Jobless Bazil stands behind a pillar a busker stands in front of mouthing her performance, raising some money. He is living on the beach, too ashamed to take the handout food given to the poor and pitifully washing himself when the street cleaner comes.
When he meets Slammer (Jean-Pierre Marielle), he tells Bazil: “I know a family who will adopt you,” and Bazil’s life changes. Living inside a giant sculptured dome of rubbish, disguised by its outer case of junk and christened “Tire Larigot” is his new family – a group of quirky outsiders, all boasting unusual talents, and lending their skills to their home-grown factory of recycled junk, salvaged from skips.
Happy with his new life, one day by chance Bazil sees the same symbols on the bullet that struck him and the mine that killed his father reflected in a puddle. Looking up he sees the facing offices of two giant armaments headquarters and has an epiphany.
With the help of his new oddball family and “salvaged gear” a series of intricate carefully orchestrated plans are put into action, playing the armaments kings off against each other until they sabotage each other’s businesses and the gang publicly humiliate and expose the two men for what they are.
Micmacs A Tire-Larigot translates as “lots of suspect activities” which is certainly what Jeunet gives us in this delightfully absurd slapstick gem. As always, he creates a visually surreal but stunning world and fascinating characters. Tambouille, also known as Mama Chow (Yolande Moreau), is reminiscent of Ma Larkin, mischievous and playful yet also motherly while Petit Pierre (Michel Crémadès), the gadget-maker is the group’s father figure. La Môme Caoutchouc (Julie Ferrier), also called Elastic Girl is a contortionists who will “bend over backwards” to help her friends. Remington (Omar Sy) is an ethnographer who types up speeches and does impersonations. Fracasse (Dominique Pinon – Amelie, City of Lost Children, Delicatessen) is a world record-holding human cannonball. The youngest gang member, Calculette’s (Marie-Julie Baup) father was a surveyor resulting in her ability to instantly size up the measurements of anyone or anything merely from a glance.
Characteristically, Jeunet allows us into Bazil’s (Dany Boon) head to see the inner-workings of this endearing lead. Bazil imagines a football pitch with hidden mines under it, contemplates if zebras are black or white and observes that chosen destinations always lie in the map’s folds.
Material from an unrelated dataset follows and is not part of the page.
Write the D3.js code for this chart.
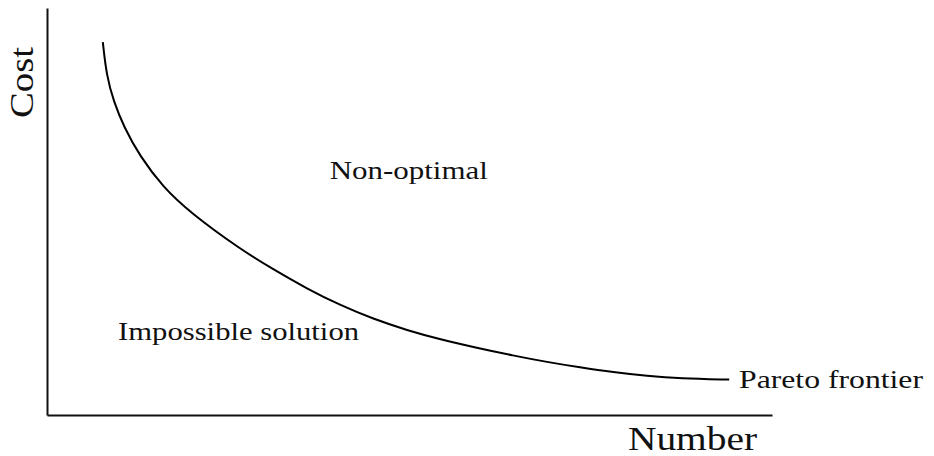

Much of the film is highly stylised with exaggeration, from the opening credits at the start mimicking the black and white films Bazil loves and is able to mouth along to word for word to the typical character over reactions almost in the style of the commedia dell’arte – the full orchestra who appear and start to play behind Bazil as he notices the building where the armaments are made.
The script is peppered with witty light-hearted clever word-play showing Micmacs doesn’t take itself too seriously: “I have something in mind that concerns him,” says Bazil, referring to François Marconi, one of the weapons manufacturers. “I’m not into contortionists – my mum always told me to avoid twisted girls,” Bazil jokingly confides to La Môme Caoutchouc.
Combining a serious moral message, large dollops of charm, subtle humour, character resolution and romance, Micmacs is testimony to Jeunet’s continued lively imagination and vision.